Ci sono edifici abitativi e non, (la casa a tre cilindri a San Siro del 1959, quella in via Quadronno realizzato con Morassutti nel 1960, le stazioni della metropolitana Repubblica, Venezia, Certosa e Rogoredo), e per la 14esima Triennale, progetti per fiere, ville, strutture industriali, come quello per la ditta Snaidero a Udine.
Materiali d’archivio originali raccontano un uomo sempre curioso e caccia di soluzioni semplici e, proiettato di continuo in una zona laterale della mostra, è possibile vedere il video-documentario Un angelo su Milano: Mangiarotti e la città, realizzato da Francesca Molteni.

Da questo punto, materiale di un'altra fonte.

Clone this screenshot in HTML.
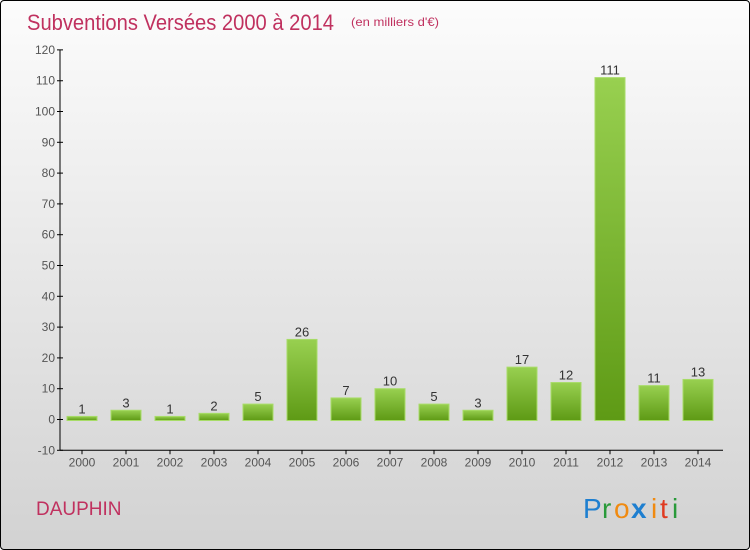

Apparteneva a quella generazione che era nata e cresciuta durante la guerra, e che poi aveva affrontato la ricostruzione e quindi quel sorprendente miracolo economico.

Del resto, in quel momento era necessario anche lo sforzo di dare un volto e un’identità a un nuovo ambiente sociale e lavorativo.

La mostra diventa quasi un’avventura lungo le strade di Milano perché Triennale organizza una serie di tour per i visitatori per vedere i tanti lavori architettonici proprio nella sua città. Anche il Politecnico, nel periodo dell’apertura dell’esposizione, dedica a sua volta una mostra sull’architetto-designer: Angelo Mangiarotti e la cultura politecnica, (che sarà aperto dal 28 marzo fino al 30 maggio), quindi oltre la chiusura della mostra in Triennale). I progetti di design sono anche per molte aziende che hanno regalato grande successo al mondo del mobile dell’illuminazione (tra gli altri, anche quelli per Cappellini, Knoll, Skipper, Artemide). Sono lampade, orologi da comodino, modelli di oggetti per i quali doveva capire meglio i materiali, e tanti prototipi che spiegano qual era l’approccio di un architetto attento che, oltre a stringere seriamente la mano ai lati ingegneristici del suo lavoro, riusciva ad essere sempre e anche un artista gentile che modellava curve di vasi.

L’allestimento è composto da una serie di piattaforme con i nodi fondamentali della mostra. Ogni tavolo raccoglie prototipi, parti di lavoro che ruotano tutte intorno al tema della sperimentazione che si respirava nel suo studio. È indubbiamente un tributo dovuto agli oltre 60 anni di carriera, in cui si è sempre dedicato alla scrittura.